(improve)(benchmark) improve benchmark, add analysis of parsing results (#2215)

2025-12-10 19:51:00 +00:00 · 2025-04-10 08:57:25 +08:00
parent 0ab7643299
commit 97710a90c4
2 changed files with 82 additions and 2 deletions
--- a/benchmark/benchmark.py
+++ b/benchmark/benchmark.py
@@ -15,6 +15,68 @@ import requests
 import time
 import jwt
 import traceback
+import os
+from datetime import datetime
+
+
+class DataFrameAppender:
+    def __init__(self,file_name = "output"):
+        # 定义表头
+        columns = ['问题', '解析状态', '解析耗时', '执行状态', '执行耗时', '总耗时']
+        # 创建只有表头的 DataFrame
+        self.df = pd.DataFrame(columns=columns)
+        self.file_name = file_name
+
+    def append_data(self, new_data):
+        # 假设 new_data 是一维数组，将其转换为字典
+        columns = ['问题', '解析状态', '解析耗时', '执行状态', '执行耗时', '总耗时']

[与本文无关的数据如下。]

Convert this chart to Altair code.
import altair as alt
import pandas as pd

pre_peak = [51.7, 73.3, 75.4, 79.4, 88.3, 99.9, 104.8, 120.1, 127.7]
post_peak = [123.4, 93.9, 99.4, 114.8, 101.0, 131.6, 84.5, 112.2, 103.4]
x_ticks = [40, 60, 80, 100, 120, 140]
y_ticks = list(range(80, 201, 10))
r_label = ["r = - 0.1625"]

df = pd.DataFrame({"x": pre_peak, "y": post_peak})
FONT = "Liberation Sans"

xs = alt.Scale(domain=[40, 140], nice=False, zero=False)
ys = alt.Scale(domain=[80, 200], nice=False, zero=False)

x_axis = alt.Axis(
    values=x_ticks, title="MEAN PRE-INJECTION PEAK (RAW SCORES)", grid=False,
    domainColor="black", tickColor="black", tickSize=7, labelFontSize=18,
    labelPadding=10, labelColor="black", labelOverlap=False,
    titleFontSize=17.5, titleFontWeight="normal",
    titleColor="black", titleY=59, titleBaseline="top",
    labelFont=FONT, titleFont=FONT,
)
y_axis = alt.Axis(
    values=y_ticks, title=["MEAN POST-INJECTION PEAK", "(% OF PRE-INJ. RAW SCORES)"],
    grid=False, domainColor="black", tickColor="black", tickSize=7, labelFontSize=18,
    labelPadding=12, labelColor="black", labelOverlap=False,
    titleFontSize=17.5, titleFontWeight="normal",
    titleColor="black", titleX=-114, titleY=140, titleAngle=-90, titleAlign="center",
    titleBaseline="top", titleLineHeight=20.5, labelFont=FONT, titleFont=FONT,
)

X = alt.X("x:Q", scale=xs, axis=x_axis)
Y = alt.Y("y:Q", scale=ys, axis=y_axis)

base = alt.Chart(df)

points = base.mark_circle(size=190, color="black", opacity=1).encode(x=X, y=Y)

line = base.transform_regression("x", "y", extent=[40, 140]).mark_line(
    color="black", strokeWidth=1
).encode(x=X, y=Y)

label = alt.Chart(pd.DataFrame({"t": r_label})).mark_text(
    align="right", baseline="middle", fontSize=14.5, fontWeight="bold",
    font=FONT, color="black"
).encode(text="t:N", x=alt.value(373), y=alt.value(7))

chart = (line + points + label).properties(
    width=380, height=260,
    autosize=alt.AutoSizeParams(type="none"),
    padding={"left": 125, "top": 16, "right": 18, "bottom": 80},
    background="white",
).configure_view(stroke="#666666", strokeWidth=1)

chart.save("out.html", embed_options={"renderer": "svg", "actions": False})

+        new_dict = dict(zip(columns, new_data))
+        # 使用 loc 方法追加数据
+        self.df.loc[len(self.df)] = new_dict
+    def print_analysis_result(self):
+        # 测试样例总数
+        total_samples = len(self.df)
+
+        # 解析成功数量
+        parse_success_count = (self.df['解析状态'] == '解析成功').sum()
+
+        # 执行成功数量
+        execute_success_count = (self.df['执行状态'] == '执行成功').sum()
+
+        # 解析平均耗时，保留两位小数
+        avg_parse_time = round(self.df['解析耗时'].mean(), 2)
+
+        # 执行平均耗时，保留两位小数
+        avg_execute_time = round(self.df['执行耗时'].mean(), 2)
+
+        # 总平均耗时，保留两位小数
+        avg_total_time = round(self.df['总耗时'].mean(), 2)
+
+        # 最长耗时，保留两位小数
+        max_time = round(self.df['总耗时'].max(), 2)
+
+        # 最短耗时，保留两位小数
+        min_time = round(self.df['总耗时'].min(), 2)
+
+        print(f"测试样例总数 : {total_samples}")

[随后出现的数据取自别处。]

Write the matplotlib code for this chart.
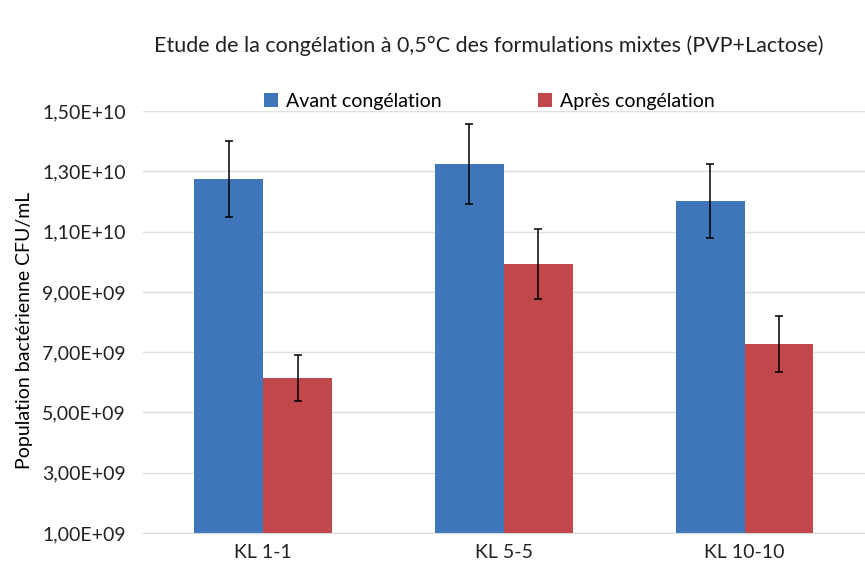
import numpy as np
import matplotlib.pyplot as plt

plt.rcParams['font.family'] = ['Lato', 'DejaVu Sans']

categories = ['KL 1-1', 'KL 5-5', 'KL 10-10']
avant = [1.274e10, 1.324e10, 1.202e10]
avant_err = [1.26e9, 1.32e9, 1.23e9]
apres = [6.14e9, 9.92e9, 7.27e9]
apres_err = [0.75e9, 1.17e9, 0.93e9]
yticks = [1e9, 3e9, 5e9, 7e9, 9e9, 1.1e10, 1.3e10, 1.5e10]
ytick_labels = ['1,00E+09', '3,00E+09', '5,00E+09', '7,00E+09',
                '9,00E+09', '1,10E+10', '1,30E+10', '1,50E+10']

fig = plt.figure(figsize=(8.65, 5.73), dpi=100)
ax = fig.add_axes([0.165, 0.07, 0.835, 0.736])

x = np.arange(len(categories))
w = 0.286
ekw = dict(ecolor='black', elinewidth=1.1, capsize=3, capthick=1.1)
ax.bar(x - w / 2, avant, w, yerr=avant_err, color='#3F76B9',
       label='Avant congélation', error_kw=ekw, zorder=2)
ax.bar(x + w / 2, apres, w, yerr=apres_err, color='#C0474A',
       label='Après congélation', error_kw=ekw, zorder=2)

ax.set_ylim(1e9, 1.5e10)
ax.set_xlim(-0.5, 2.5)
ax.set_yticks(yticks)
ax.set_yticklabels(ytick_labels)
ax.set_xticks(x)
ax.set_xticklabels(categories)
ax.tick_params(axis='both', length=0, labelsize=14, colors='#222222')
ax.tick_params(axis='y', pad=12)
ax.tick_params(axis='x', pad=8)
ax.grid(axis='y', color='#E0E0E0', linewidth=1, zorder=0)
for s in ['top', 'right', 'left']:
    ax.spines[s].set_visible(False)
ax.spines['bottom'].set_color('#D9D9D9')

ax.set_ylabel('Population bactérienne CFU/mL', fontsize=14)
ax.yaxis.set_label_coords(-0.152, 0.48)
fig.text(0.565, 0.92, 'Etude de la congélation à 0,5°C des formulations mixtes (PVP+Lactose)',
         ha='center', va='center', fontsize=15.5, color='#222222')
ax.legend(loc='lower center', bbox_to_anchor=(0.48, 0.975), ncol=2, frameon=False,
          fontsize=14, handlelength=0.7, handleheight=0.7, columnspacing=5.0,
          handletextpad=0.4, borderaxespad=0.2)

fig.savefig('out.png', dpi=100)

+        print(f"解析成功数量 : {parse_success_count}")
+        print(f"执行成功数量 : {execute_success_count}")
+        print(f"解析平均耗时 : {avg_parse_time} 秒")
+        print(f"执行平均耗时 : {avg_execute_time} 秒")
+        print(f"总平均耗时 : {avg_total_time} 秒")
+        print(f"最长耗时 : {max_time} 秒")
+        print(f"最短耗时 : {min_time} 秒")
+
+    def write_to_csv(self):
+        # 检查 data 文件夹是否存在，如果不存在则创建
+        if not os.path.exists('res'):
+            os.makedirs('res')
+        # 获取当前时间戳
+        timestamp = datetime.now().strftime("%Y%m%d%H%M%S")
+        # 生成带时间戳的文件名
+        file_path = os.path.join('res', f'{self.file_name}_{timestamp}.csv')
+        self.df.to_csv(file_path, index=False)
+        print(f"测试结果已保存到 {file_path}")

 class BatchTest:
    def __init__(self, url, agentId, chatId, userName):
@@ -70,18 +132,35 @@ class BatchTest:
 def benchmark(url:str, agentId:str, chatId:str, filePath:str, userName:str):
    batch_test = BatchTest(url, agentId, chatId, userName)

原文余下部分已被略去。